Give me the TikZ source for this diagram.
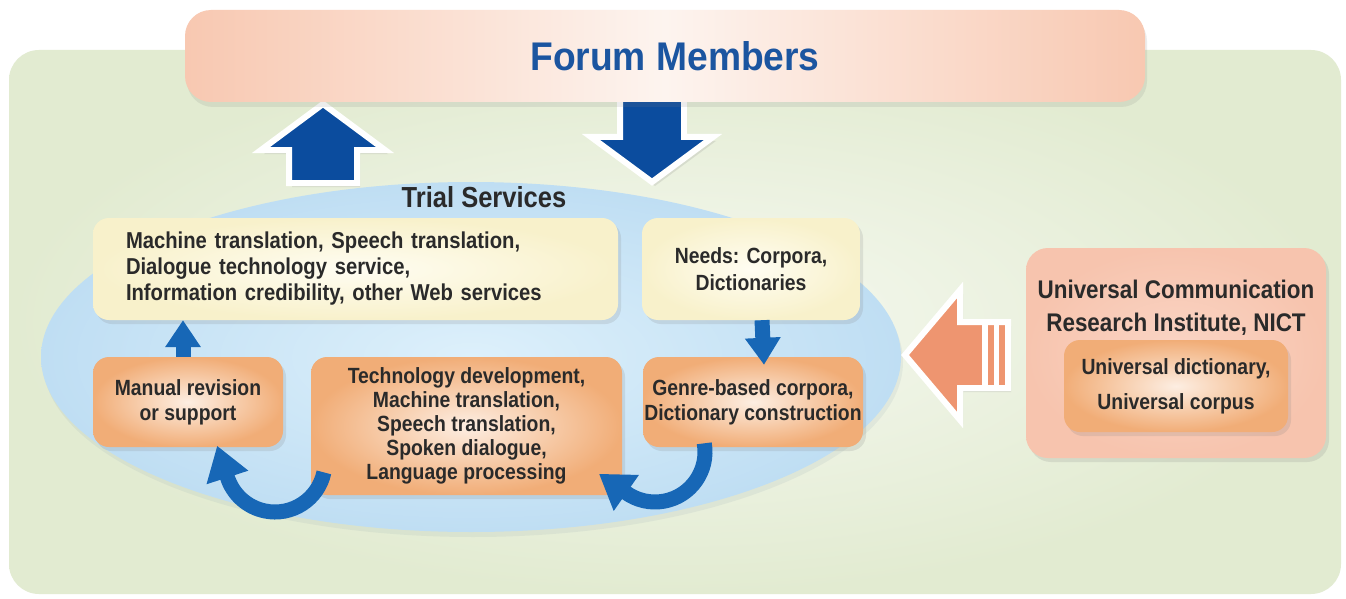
•••
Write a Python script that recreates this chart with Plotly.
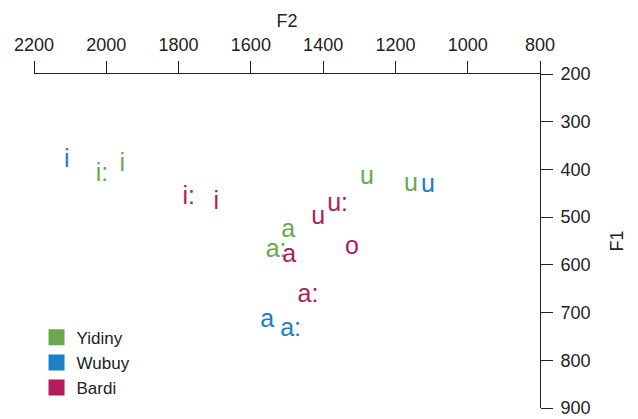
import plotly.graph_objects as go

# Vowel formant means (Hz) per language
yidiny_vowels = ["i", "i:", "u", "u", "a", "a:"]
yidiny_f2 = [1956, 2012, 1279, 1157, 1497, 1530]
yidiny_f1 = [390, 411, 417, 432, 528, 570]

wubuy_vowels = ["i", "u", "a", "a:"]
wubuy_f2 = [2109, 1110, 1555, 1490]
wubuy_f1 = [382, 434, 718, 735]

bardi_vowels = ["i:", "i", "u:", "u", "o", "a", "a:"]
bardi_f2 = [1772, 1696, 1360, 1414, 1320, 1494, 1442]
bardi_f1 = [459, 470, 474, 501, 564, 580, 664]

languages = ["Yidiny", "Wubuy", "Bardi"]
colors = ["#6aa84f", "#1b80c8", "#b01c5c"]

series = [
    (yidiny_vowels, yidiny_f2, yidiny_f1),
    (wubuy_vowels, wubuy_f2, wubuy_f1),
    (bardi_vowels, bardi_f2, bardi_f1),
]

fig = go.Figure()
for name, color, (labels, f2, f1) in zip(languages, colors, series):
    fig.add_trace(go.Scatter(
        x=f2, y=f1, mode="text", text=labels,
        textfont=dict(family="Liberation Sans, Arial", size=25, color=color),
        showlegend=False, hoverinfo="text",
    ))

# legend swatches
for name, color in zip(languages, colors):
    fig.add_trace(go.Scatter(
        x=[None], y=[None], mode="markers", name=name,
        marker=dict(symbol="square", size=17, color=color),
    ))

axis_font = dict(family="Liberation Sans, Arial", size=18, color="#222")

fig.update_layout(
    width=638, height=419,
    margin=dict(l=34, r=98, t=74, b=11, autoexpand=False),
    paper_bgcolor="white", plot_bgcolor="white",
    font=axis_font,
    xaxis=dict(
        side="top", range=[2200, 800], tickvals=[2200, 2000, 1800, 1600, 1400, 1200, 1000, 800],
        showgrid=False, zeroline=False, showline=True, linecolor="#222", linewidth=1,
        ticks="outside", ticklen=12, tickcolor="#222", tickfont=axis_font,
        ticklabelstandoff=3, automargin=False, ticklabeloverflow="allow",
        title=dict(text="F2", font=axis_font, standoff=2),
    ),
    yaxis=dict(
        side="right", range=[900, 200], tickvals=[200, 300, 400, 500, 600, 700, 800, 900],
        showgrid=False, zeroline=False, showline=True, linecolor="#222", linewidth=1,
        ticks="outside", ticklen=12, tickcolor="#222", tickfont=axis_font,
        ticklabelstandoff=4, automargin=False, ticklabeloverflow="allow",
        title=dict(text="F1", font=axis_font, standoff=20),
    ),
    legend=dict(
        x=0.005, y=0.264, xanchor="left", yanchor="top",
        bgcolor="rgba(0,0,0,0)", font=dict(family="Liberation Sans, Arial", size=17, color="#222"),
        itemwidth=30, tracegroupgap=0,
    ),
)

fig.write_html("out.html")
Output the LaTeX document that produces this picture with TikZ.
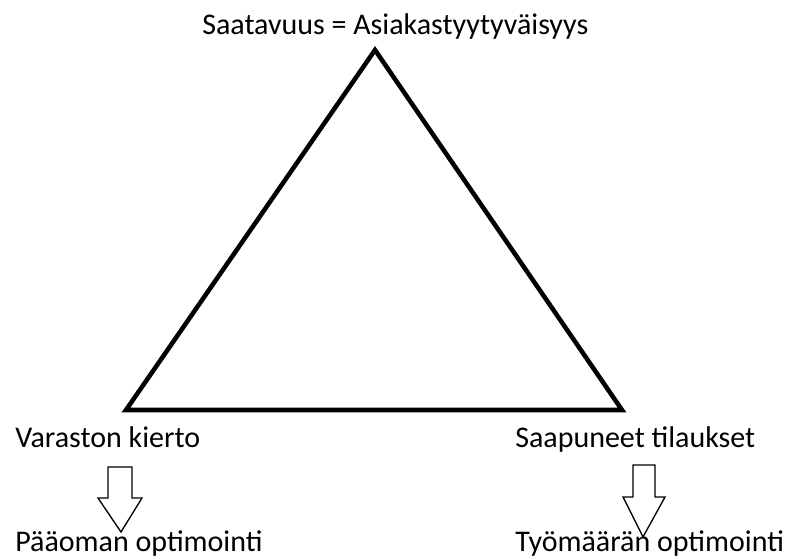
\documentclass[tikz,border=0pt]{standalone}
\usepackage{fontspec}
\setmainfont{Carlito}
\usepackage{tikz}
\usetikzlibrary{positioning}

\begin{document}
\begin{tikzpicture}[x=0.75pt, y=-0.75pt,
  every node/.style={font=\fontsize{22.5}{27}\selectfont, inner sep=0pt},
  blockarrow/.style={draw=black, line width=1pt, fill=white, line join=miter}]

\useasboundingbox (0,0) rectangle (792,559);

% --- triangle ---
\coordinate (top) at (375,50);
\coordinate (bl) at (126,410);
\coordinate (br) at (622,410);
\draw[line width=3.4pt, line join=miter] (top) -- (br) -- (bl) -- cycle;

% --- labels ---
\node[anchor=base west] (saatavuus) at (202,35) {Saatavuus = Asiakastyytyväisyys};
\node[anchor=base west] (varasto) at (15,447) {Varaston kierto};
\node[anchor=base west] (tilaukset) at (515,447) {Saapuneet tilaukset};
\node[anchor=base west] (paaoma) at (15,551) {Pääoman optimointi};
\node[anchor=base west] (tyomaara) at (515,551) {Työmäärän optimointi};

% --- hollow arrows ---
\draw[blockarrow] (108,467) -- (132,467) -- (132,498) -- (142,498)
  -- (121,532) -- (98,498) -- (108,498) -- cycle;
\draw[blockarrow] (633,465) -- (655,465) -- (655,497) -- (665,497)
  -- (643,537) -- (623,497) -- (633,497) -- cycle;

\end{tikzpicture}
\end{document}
•••
WHAT YOU WILL DO:
Copy out every line in the listing where the word "with" appears.

ANSWER IN FULL:
Write a Python script that recreates this chart with Plotly.
Output the LaTeX document that produces this picture with TikZ.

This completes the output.